Pakistan executes four prisoners: officials
Four men were hanged early in the morning in Kasur and Gujrat districts
Multan: Pakistan on Tuesday hanged four more men convicted of murder, officials said, bringing the total number of people executed since a death penalty moratorium was lifted last December to at least 254.
The four men were hanged early in the morning in the Kasur and Gujrat districts of Punjab province.
"All the executed people were involved in murder cases which were over a decade old," Chaudhry Arshad Saeed, an adviser to Punjab's chief minister for prison affairs said.
Another Punjabi prisons official confirmed the hangings.
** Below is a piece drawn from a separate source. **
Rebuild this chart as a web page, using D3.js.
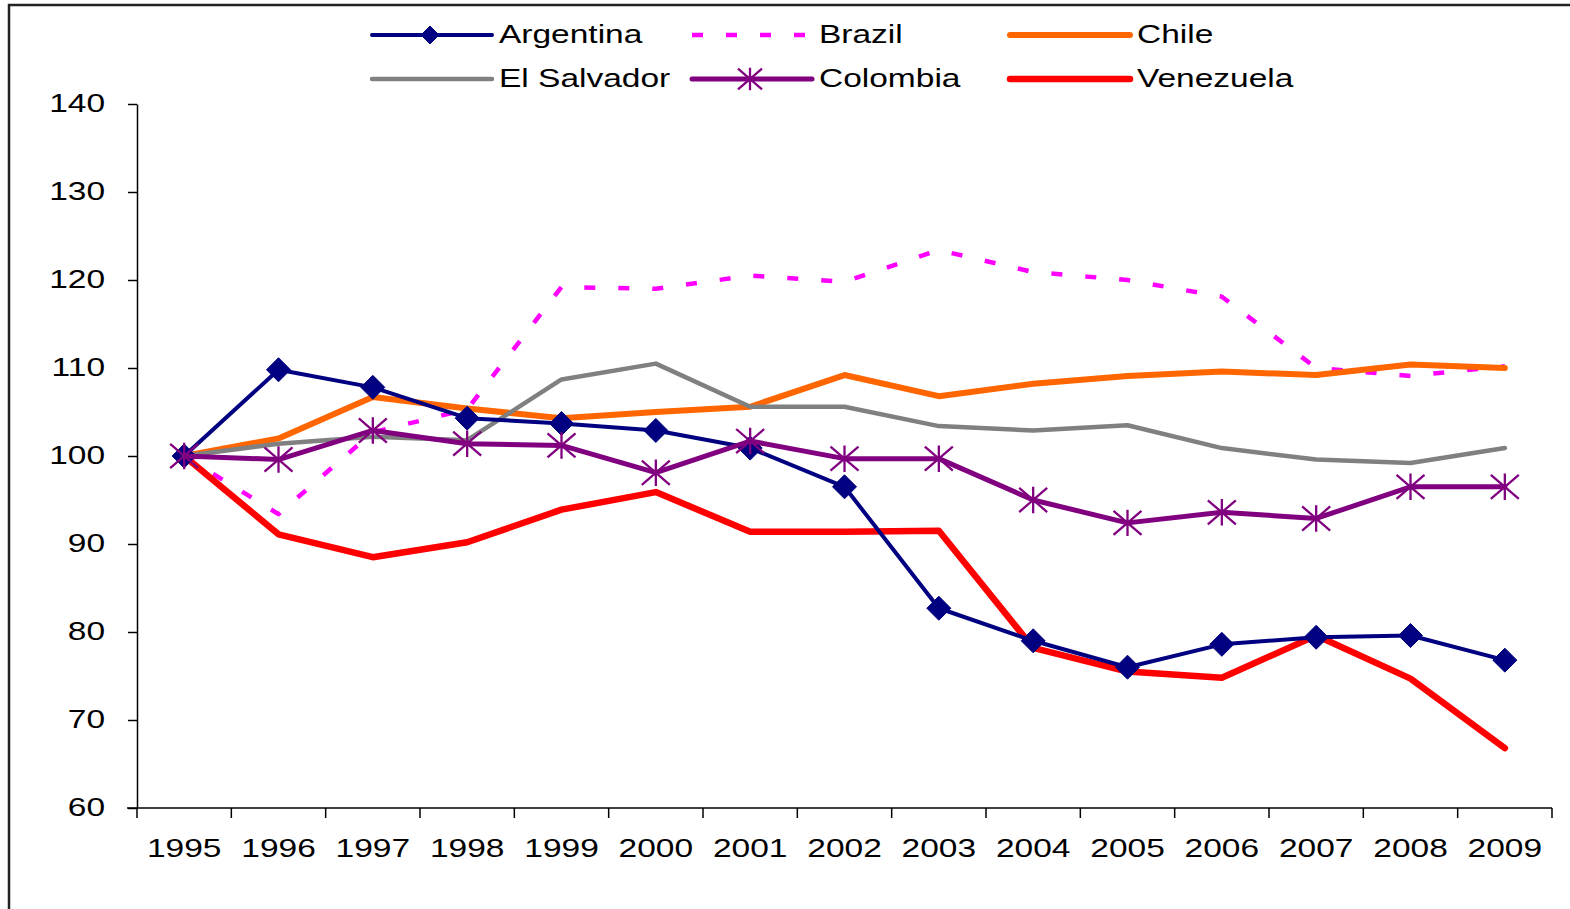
<!DOCTYPE html>
<html>
<head>
<meta charset="utf-8">
<script src="https://cdn.jsdelivr.net/npm/d3@7"></script>
<style>
html,body{margin:0;padding:0;background:#fff;}
svg{display:block;}
text{font-family:"Liberation Sans",Arial,sans-serif;fill:#000;}
</style>
</head>
<body>
<svg id="chart" width="1570" height="909"></svg>
<script>
const years = ["1995","1996","1997","1998","1999","2000","2001","2002","2003","2004","2005","2006","2007","2008","2009"];
const yTicks = [60,70,80,90,100,110,120,130,140];

const argentina  = [100,109.8,107.8,104.3,103.7,102.9,100.9,96.5,82.7,79.0,76.0,78.6,79.4,79.6,76.8];
const brazil     = [100,93.4,102.7,105.3,119.2,119.0,120.5,119.8,123.4,120.9,120.0,118.1,110.0,109.1,110.2];
const chile      = [100,102.0,106.7,105.4,104.3,105.0,105.6,109.2,106.8,108.2,109.1,109.6,109.2,110.4,110.0];
const elSalvador = [100,101.4,102.2,101.8,108.7,110.5,105.6,105.6,103.4,102.9,103.5,100.9,99.6,99.2,100.9];
const colombia   = [100,99.6,102.9,101.4,101.2,98.1,101.7,99.7,99.7,95.0,92.4,93.6,92.9,96.5,96.5];
const venezuela  = [100,91.1,88.5,90.2,93.9,95.9,91.4,91.4,91.5,78.2,75.5,74.8,79.6,74.7,66.8];

const seriesNames = ["Argentina","Brazil","Chile","El Salvador","Colombia","Venezuela"];

const svg = d3.select("#chart");
const SX = 1.34; // horizontal stretch of text as in the reference
const FS = 25;

// frame
svg.append("rect").attr("x",9).attr("y",5).attr("width",1600).attr("height",950)
  .attr("fill","none").attr("stroke","#222").attr("stroke-width",2.5);

const x = d3.scaleBand().domain(years).range([137,1552]).padding(0);
const y = d3.scaleLinear().domain([60,140]).range([808,104]);
const cx = d => x(d) + x.bandwidth()/2;

// y axis
const gy = svg.append("g").attr("transform","translate(137,0)")
  .call(d3.axisLeft(y).tickValues(yTicks).tickSize(9).tickSizeOuter(0).tickFormat(d3.format("d")));
gy.select(".domain").attr("stroke","#000").attr("stroke-width",1.5);
gy.selectAll(".tick line").attr("stroke","#000").attr("stroke-width",1.5);
gy.selectAll(".tick text").attr("font-size",FS).attr("font-family",'"Liberation Sans",Arial,sans-serif')
  .attr("x",-32/SX).attr("dy","0.3em").attr("fill","#000")
  .attr("transform",`scale(${SX},1)`);

// x axis
const gx = svg.append("g").attr("transform","translate(0,808)")
  .call(d3.axisBottom(x).tickSize(0).tickSizeOuter(0));
gx.select(".domain").remove();
gx.selectAll(".tick text").attr("font-size",FS).attr("font-family",'"Liberation Sans",Arial,sans-serif')
  .attr("y",49).attr("dy",0).attr("fill","#000")
  .attr("transform",`scale(${SX},1)`);
svg.append("line").attr("x1",127).attr("x2",x.range()[1]).attr("y1",808).attr("y2",808)
  .attr("stroke","#000").attr("stroke-width",1.5);
const bounds = years.map(d => x(d)).concat([x.range()[1]]);
svg.append("g").selectAll("line").data(bounds).join("line")
  .attr("x1",d=>d).attr("x2",d=>d).attr("y1",808).attr("y2",818)
  .attr("stroke","#000").attr("stroke-width",1.5);

const styles = {
  "Argentina":  {values:argentina,  color:"#000080", w:4, dash:null, marker:"diamond"},
  "Brazil":     {values:brazil,     color:"#FF00FF", w:4.5, dash:"11,23", marker:null},
  "Chile":      {values:chile,      color:"#FF6600", w:6, dash:null, marker:null},
  "El Salvador":{values:elSalvador, color:"#808080", w:4.5, dash:null, marker:null},
  "Colombia":   {values:colombia,   color:"#800080", w:5, dash:null, marker:"star"},
  "Venezuela":  {values:venezuela,  color:"#FF0000", w:6.5, dash:null, marker:null}
};

const line = d3.line().x((d,i)=>cx(years[i])).y(d=>y(d));
const drawOrder = ["Brazil","Chile","El Salvador","Venezuela","Argentina","Colombia"];
const plot = svg.append("g");

function drawMarker(g, type, px, py, size, color){
  if(type==="diamond"){
    const s = size/2;
    g.append("path").attr("d",`M${px},${py-s}L${px+s},${py}L${px},${py+s}L${px-s},${py}Z`)
      .attr("fill",color).attr("stroke",color).attr("stroke-width",1);
  } else if(type==="star"){
    const w = size/2, h = size*0.43;
    g.append("path").attr("d",`M${px},${py-h*1.1}L${px},${py+h*1.1}M${px-w},${py-h}L${px+w},${py+h}M${px-w},${py+h}L${px+w},${py-h}`)
      .attr("fill","none").attr("stroke",color).attr("stroke-width",2.3);
  }
}

drawOrder.forEach(name=>{
  const s = styles[name];
  const g = plot.append("g");
  g.append("path").datum(s.values).attr("d",line)
    .attr("fill","none").attr("stroke",s.color).attr("stroke-width",s.w)
    .attr("stroke-linejoin","round").attr("stroke-linecap", s.dash ? "butt" : "round")
    .attr("stroke-dasharray",s.dash);
  if(s.marker){
    s.values.forEach((v,i)=>drawMarker(g,s.marker,cx(years[i]),y(v),s.marker==="diamond"?24:28,s.color));
  }
});

// legend
const legendCols = [372,692,1010];
const legendRows = [35,79];
const leg = svg.append("g");
seriesNames.forEach((name,i)=>{
  const s = styles[name];
  const lx = legendCols[i%3], ly = legendRows[Math.floor(i/3)];
  const g = leg.append("g");
  g.append("line").attr("x1",lx).attr("x2",lx+120).attr("y1",ly).attr("y2",ly)
    .attr("stroke",s.color).attr("stroke-width",s.w)
    .attr("stroke-linecap", s.dash ? "butt" : "round")
    .attr("stroke-dasharray",s.dash);
  if(s.marker) drawMarker(g,s.marker,lx+58,ly,s.marker==="diamond"?18:24,s.color);
  g.append("text").attr("x",(lx+127)/SX).attr("y",ly+8).attr("font-size",FS)
    .attr("transform",`scale(${SX},1)`).text(name);
});
</script>
</body>
</html>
Pakistan ended a six-year moratorium on the death penalty last year as part of a crackdown after Taliban militants gunned down more than 150 people, most of them children, at a school in the restive northwest.
Hangings were initially reinstated only for those convicted of terrorism, but in March they were extended to all capital offences.
Official figures on the number of people executed since are not available, but according to an AFP tally at least 254 have been killed.
At least 229 of those hangings have been carried out since March 10, when the moratorium was lifted completely -- or at an average rate of nearly one a day.
The European Union, the United Nations and human rights campaigners have all urged Pakistan to reinstate the capital punishment ban, with activists saying that of the dozens hanged in the past ten months, the vast majority have not been convicted of terror charges.
Amnesty International estimated in December that Pakistan has more than 8,000 prisoners on death row, most of whom have exhausted their appeals.